_Instructions to follow_:
Return the listing below exactly, with the pictures dropped.

_Stored records_:
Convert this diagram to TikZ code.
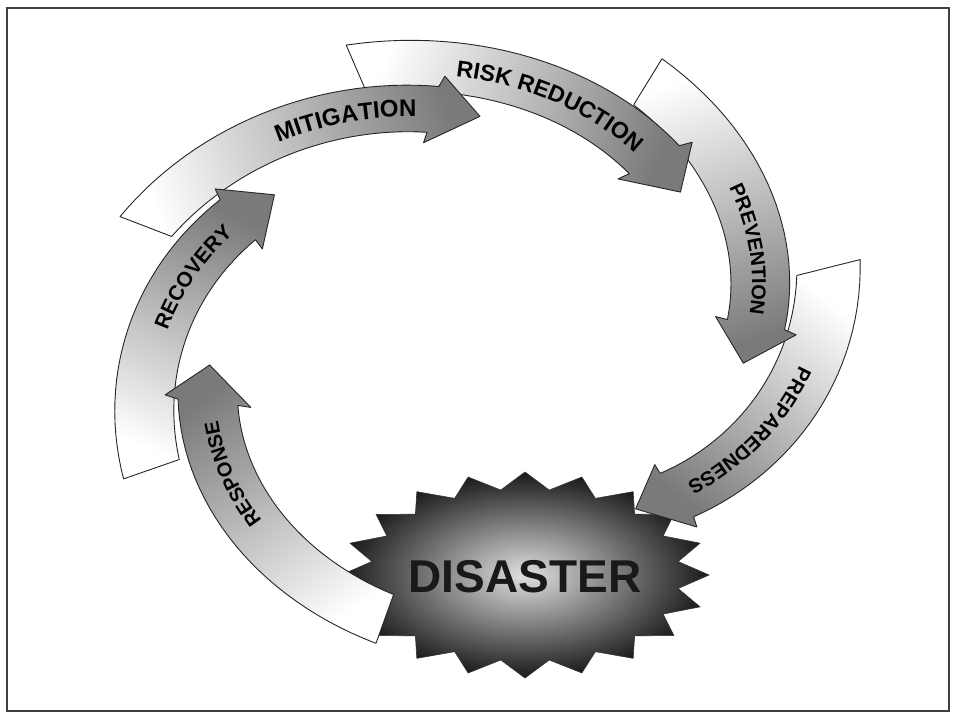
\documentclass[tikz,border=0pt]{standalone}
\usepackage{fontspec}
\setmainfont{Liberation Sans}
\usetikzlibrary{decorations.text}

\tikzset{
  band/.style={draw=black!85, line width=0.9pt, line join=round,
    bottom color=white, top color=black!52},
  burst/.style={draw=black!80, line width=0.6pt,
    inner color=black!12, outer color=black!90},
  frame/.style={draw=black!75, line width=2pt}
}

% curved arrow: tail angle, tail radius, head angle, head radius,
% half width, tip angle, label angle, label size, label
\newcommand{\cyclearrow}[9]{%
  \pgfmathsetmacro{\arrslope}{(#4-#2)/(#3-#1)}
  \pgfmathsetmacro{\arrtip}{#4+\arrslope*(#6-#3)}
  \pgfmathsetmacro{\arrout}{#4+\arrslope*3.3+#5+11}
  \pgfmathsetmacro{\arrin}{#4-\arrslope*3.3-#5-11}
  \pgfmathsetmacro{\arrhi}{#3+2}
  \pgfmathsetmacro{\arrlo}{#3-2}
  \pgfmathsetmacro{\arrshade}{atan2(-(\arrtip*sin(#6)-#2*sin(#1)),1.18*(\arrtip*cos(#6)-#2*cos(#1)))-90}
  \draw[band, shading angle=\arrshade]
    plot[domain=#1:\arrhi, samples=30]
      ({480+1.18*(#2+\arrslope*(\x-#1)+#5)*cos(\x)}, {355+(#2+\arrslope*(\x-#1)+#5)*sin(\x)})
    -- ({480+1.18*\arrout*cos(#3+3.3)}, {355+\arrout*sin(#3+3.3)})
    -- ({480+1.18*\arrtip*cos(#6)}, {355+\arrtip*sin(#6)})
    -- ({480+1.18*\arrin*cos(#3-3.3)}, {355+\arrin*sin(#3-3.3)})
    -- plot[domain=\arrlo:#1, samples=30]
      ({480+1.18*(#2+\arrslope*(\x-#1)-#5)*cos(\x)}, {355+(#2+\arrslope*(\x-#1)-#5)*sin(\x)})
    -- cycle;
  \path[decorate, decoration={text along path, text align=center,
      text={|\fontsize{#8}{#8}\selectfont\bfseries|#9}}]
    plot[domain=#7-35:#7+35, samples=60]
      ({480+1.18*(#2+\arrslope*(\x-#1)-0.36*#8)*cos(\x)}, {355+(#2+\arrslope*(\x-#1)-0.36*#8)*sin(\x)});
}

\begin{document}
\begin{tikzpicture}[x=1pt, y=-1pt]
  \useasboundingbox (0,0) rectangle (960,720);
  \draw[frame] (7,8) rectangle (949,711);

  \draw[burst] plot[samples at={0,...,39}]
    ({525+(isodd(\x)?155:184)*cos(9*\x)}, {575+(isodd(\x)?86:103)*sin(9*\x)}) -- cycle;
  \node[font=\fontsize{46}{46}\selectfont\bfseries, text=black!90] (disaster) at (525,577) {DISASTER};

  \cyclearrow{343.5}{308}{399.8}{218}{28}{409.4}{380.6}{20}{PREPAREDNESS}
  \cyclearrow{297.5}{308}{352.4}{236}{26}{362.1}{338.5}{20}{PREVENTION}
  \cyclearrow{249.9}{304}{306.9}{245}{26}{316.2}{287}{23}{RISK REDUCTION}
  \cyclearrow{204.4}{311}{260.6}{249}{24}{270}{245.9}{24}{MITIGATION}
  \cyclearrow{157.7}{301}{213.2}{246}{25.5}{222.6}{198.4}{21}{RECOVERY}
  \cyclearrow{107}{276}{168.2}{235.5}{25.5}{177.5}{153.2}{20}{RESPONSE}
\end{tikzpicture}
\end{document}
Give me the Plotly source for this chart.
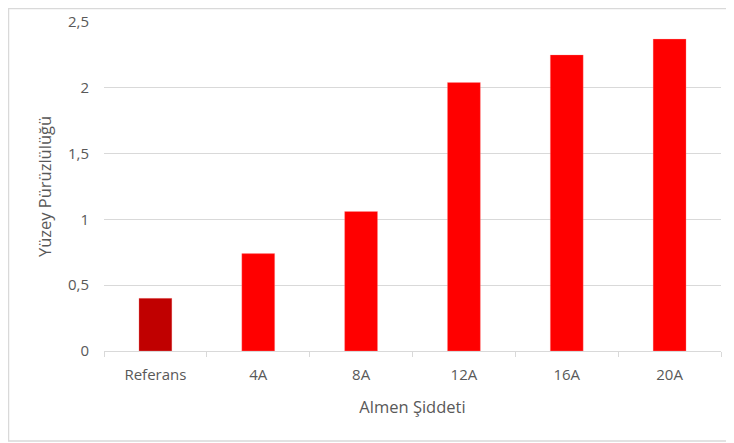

_Answer to this exercise_:
Convert this diagram to TikZ code.
\documentclass[tikz,border=0pt]{standalone}
\usepackage{fontspec}
\setmainfont{Liberation Sans}
\usetikzlibrary{decorations.text}

\tikzset{
  band/.style={draw=black!85, line width=0.9pt, line join=round,
    bottom color=white, top color=black!52},
  burst/.style={draw=black!80, line width=0.6pt,
    inner color=black!12, outer color=black!90},
  frame/.style={draw=black!75, line width=2pt}
}

% curved arrow: tail angle, tail radius, head angle, head radius,
% half width, tip angle, label angle, label size, label
\newcommand{\cyclearrow}[9]{%
  \pgfmathsetmacro{\arrslope}{(#4-#2)/(#3-#1)}
  \pgfmathsetmacro{\arrtip}{#4+\arrslope*(#6-#3)}
  \pgfmathsetmacro{\arrout}{#4+\arrslope*3.3+#5+11}
  \pgfmathsetmacro{\arrin}{#4-\arrslope*3.3-#5-11}
  \pgfmathsetmacro{\arrhi}{#3+2}
  \pgfmathsetmacro{\arrlo}{#3-2}
  \pgfmathsetmacro{\arrshade}{atan2(-(\arrtip*sin(#6)-#2*sin(#1)),1.18*(\arrtip*cos(#6)-#2*cos(#1)))-90}
  \draw[band, shading angle=\arrshade]
    plot[domain=#1:\arrhi, samples=30]
      ({480+1.18*(#2+\arrslope*(\x-#1)+#5)*cos(\x)}, {355+(#2+\arrslope*(\x-#1)+#5)*sin(\x)})
    -- ({480+1.18*\arrout*cos(#3+3.3)}, {355+\arrout*sin(#3+3.3)})
    -- ({480+1.18*\arrtip*cos(#6)}, {355+\arrtip*sin(#6)})
    -- ({480+1.18*\arrin*cos(#3-3.3)}, {355+\arrin*sin(#3-3.3)})
    -- plot[domain=\arrlo:#1, samples=30]
      ({480+1.18*(#2+\arrslope*(\x-#1)-#5)*cos(\x)}, {355+(#2+\arrslope*(\x-#1)-#5)*sin(\x)})
    -- cycle;
  \path[decorate, decoration={text along path, text align=center,
      text={|\fontsize{#8}{#8}\selectfont\bfseries|#9}}]
    plot[domain=#7-35:#7+35, samples=60]
      ({480+1.18*(#2+\arrslope*(\x-#1)-0.36*#8)*cos(\x)}, {355+(#2+\arrslope*(\x-#1)-0.36*#8)*sin(\x)});
}

\begin{document}
\begin{tikzpicture}[x=1pt, y=-1pt]
  \useasboundingbox (0,0) rectangle (960,720);
  \draw[frame] (7,8) rectangle (949,711);

  \draw[burst] plot[samples at={0,...,39}]
    ({525+(isodd(\x)?155:184)*cos(9*\x)}, {575+(isodd(\x)?86:103)*sin(9*\x)}) -- cycle;
  \node[font=\fontsize{46}{46}\selectfont\bfseries, text=black!90] (disaster) at (525,577) {DISASTER};

  \cyclearrow{343.5}{308}{399.8}{218}{28}{409.4}{380.6}{20}{PREPAREDNESS}
  \cyclearrow{297.5}{308}{352.4}{236}{26}{362.1}{338.5}{20}{PREVENTION}
  \cyclearrow{249.9}{304}{306.9}{245}{26}{316.2}{287}{23}{RISK REDUCTION}
  \cyclearrow{204.4}{311}{260.6}{249}{24}{270}{245.9}{24}{MITIGATION}
  \cyclearrow{157.7}{301}{213.2}{246}{25.5}{222.6}{198.4}{21}{RECOVERY}
  \cyclearrow{107}{276}{168.2}{235.5}{25.5}{177.5}{153.2}{20}{RESPONSE}
\end{tikzpicture}
\end{document}
Give me the Plotly source for this chart.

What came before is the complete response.